In test2.sql, the three-byte char U+FF24 (0xefbca4, D) is equivalent to the one-byte
char D.
[5 Mar 2007 20:10] James Day
Marko, just to be certain, please confirm that this can only affect the compact row
format, so it can only happen in versions 5.0 and later.
[5 Mar 2007 21:55] Marko Mäkelä
James,

this bug could affect ROW_FORMAT=REDUNDANT too. The error is that
rec_offs_nth_size(offsets, 0) would subtract rec_offs_extra_size(offsets) from the
result.

In test2.sql, extra_size==6 and the length of the first column (DDD) is 9 bytes.
Because 9-6=3, InnoDB would allow an in-place update with the 3-byte value DDD.
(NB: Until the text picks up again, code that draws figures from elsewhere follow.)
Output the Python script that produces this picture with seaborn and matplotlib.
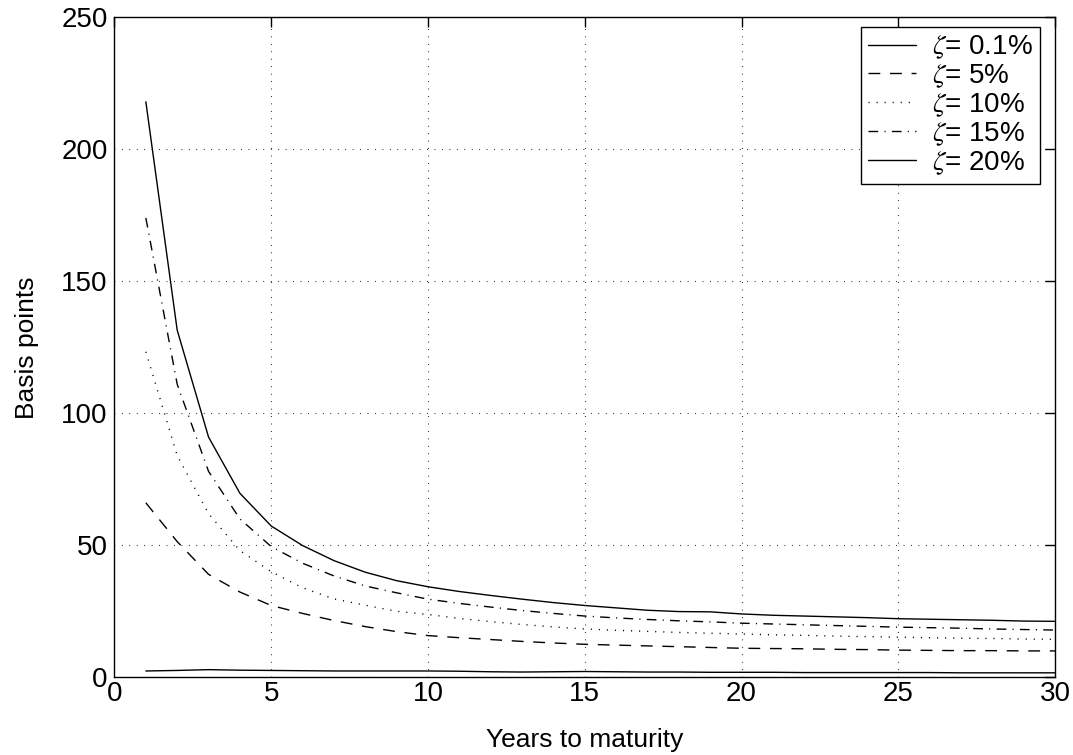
import numpy as np
import pandas as pd
import matplotlib
matplotlib.use('Agg')
import matplotlib.pyplot as plt
import seaborn as sns

sns.set_style('white')
plt.rcParams['font.family'] = ['Liberation Sans', 'DejaVu Sans']
plt.rcParams['mathtext.fontset'] = 'stix'
plt.rcParams['text.color'] = 'black'
plt.rcParams['axes.labelcolor'] = 'black'

years = list(range(1, 31))

z01 = [2.4, 2.6, 2.9, 2.7, 2.6, 2.5, 2.4, 2.4, 2.4, 2.4,
       2.3, 2.1, 2.0, 2.1, 2.2, 2.1, 2.0, 2.0, 1.9, 1.9,
       1.9, 1.8, 1.8, 1.8, 1.8, 1.8, 1.7, 1.7, 1.7, 1.7]
z05 = [66.1, 51.4, 39.0, 32.3, 27.2, 24.2, 21.5, 19.2, 17.3, 15.8,
       15.0, 14.3, 13.6, 13.0, 12.5, 12.2, 11.9, 11.6, 11.3, 11.0,
       10.9, 10.8, 10.6, 10.5, 10.3, 10.2, 10.1, 10.1, 10.0, 10.0]
z10 = [123.3, 84.0, 62.0, 48.0, 40.0, 33.9, 29.7, 27.3, 25.0, 23.8,
       22.3, 21.1, 20.0, 19.1, 18.3, 17.8, 17.4, 17.0, 16.7, 16.4,
       16.1, 15.9, 15.6, 15.4, 15.2, 15.0, 14.8, 14.7, 14.5, 14.4]
z15 = [174.0, 111.0, 78.0, 60.0, 49.5, 43.2, 38.4, 34.6, 32.0, 29.6,
       28.0, 26.6, 25.3, 24.2, 23.2, 22.5, 21.9, 21.4, 21.0, 20.5,
       20.2, 19.9, 19.6, 19.3, 19.0, 18.8, 18.6, 18.3, 18.1, 17.9]
z20 = [218.0, 131.5, 91.0, 69.7, 57.3, 49.9, 44.2, 39.8, 36.6, 34.3,
       32.5, 31.0, 29.6, 28.3, 27.2, 26.3, 25.4, 24.9, 24.8, 24.0,
       23.5, 23.2, 22.9, 22.6, 22.2, 22.0, 21.8, 21.6, 21.3, 21.2]

labels = [r'$\zeta$= 0.1%', r'$\zeta$= 5%', r'$\zeta$= 10%', r'$\zeta$= 15%', r'$\zeta$= 20%']
series = [z01, z05, z10, z15, z20]
dashes = [(None, None), (8.5, 7), (0.8, 5), (7, 4.5, 0.8, 4.5), (None, None)]

fig = plt.figure(figsize=(10.73, 7.55), dpi=100)
ax = fig.add_axes([0.1067, 0.1029, 0.8766, 0.8742])

for lab, vals, d in zip(labels, series, dashes):
    df = pd.DataFrame({'years': years, 'bp': vals})
    sns.lineplot(data=df, x='years', y='bp', ax=ax, color='black', lw=1.0, label=lab)
    if d[0] is not None:
        ax.lines[-1].set_dashes(d)

ax.set_xlim(0, 30)
ax.set_ylim(0, 250)
ax.set_xticks([0, 5, 10, 15, 20, 25, 30])
ax.set_yticks([0, 50, 100, 150, 200, 250])
ax.grid(True, color='black', lw=0.8, linestyle=(0, (0.7, 6)))
ax.tick_params(direction='in', length=7, width=1, top=True, right=True,
               labelsize=20, colors='black')
ax.tick_params(axis='x', pad=3)
ax.tick_params(axis='y', pad=5)
for s in ax.spines.values():
    s.set_color('black')
    s.set_linewidth(1.0)
    s.set_visible(True)

ax.set_xlabel('Years to maturity', fontsize=19, labelpad=15)
ax.set_ylabel('Basis points', fontsize=19, labelpad=16)

leg = ax.legend(loc='upper right', bbox_to_anchor=(0.984, 0.986), borderaxespad=0,
                fontsize=20, handlelength=1.7, fancybox=False, frameon=True,
                edgecolor='black', framealpha=1, labelspacing=0.05,
                borderpad=0.25, handletextpad=0.6)
leg.get_frame().set_linewidth(1.0)

fig.savefig('out.png', dpi=100)
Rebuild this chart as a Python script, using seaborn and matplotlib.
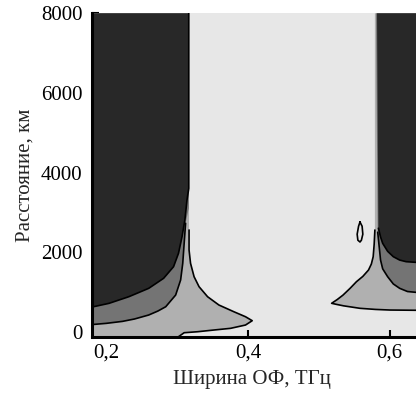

I believe that the test case can be modified for ROW_FORMAT=REDUNDANT by adding
variable-length columns so that extra_size will be a multiple of 3.

Note that in UPDATE, InnoDB uses a binary equality test to enable update-in-place.  This
bug should only affect INSERT by updating a delete-marked record in the clustered index,
and only if the first column of the clustered index uses a collation where byte sequences
of differing length can be considered equal.
[5 Mar 2007 21:58] Marko Mäkelä
Oh yes, I can confirm that this bug only exists in MySQL 5.0.3 and later.  The function
rec_get_offsets() and the functions beginning with rec_offs_ were introduced in MySQL
5.0.3.
[6 Mar 2007 8:25] Marko Mäkelä
Here is a test case for ROW_FORMAT=REDUNDANT:

DROP TABLE IF EXISTS t1;
CREATE TABLE `t1` (
  `word` varchar(50) collate utf8_unicode_ci NOT NULL PRIMARY KEY
) ENGINE=InnoDB ROW_FORMAT=REDUNDANT;

INSERT INTO t1 VALUES (0xEFBCA4EFBCA4EFBCA4EFBCA4EFBCA441);
DELETE FROM t1;
INSERT INTO t1 VALUES  (0x4444444444C384);
SELECT * FROM t1;

That is, we insert and delete the string DDDDDA and then insert the string
DDDDDÄ.
[6 Apr 2007 19:21] Bugs System
Pushed into 5.0.40
[6 Apr 2007 19:23] Bugs System
Pushed into 5.1.18-beta
[6 Apr 2007 19:48] Paul DuBois
Noted in 5.0.40, 5.1.18 changelog.

For InnoDB tables having a clustered index that began with a CHAR or
VARCHAR column, deleting a record and then inserting another before
the deleted record was purged could result in table corruption.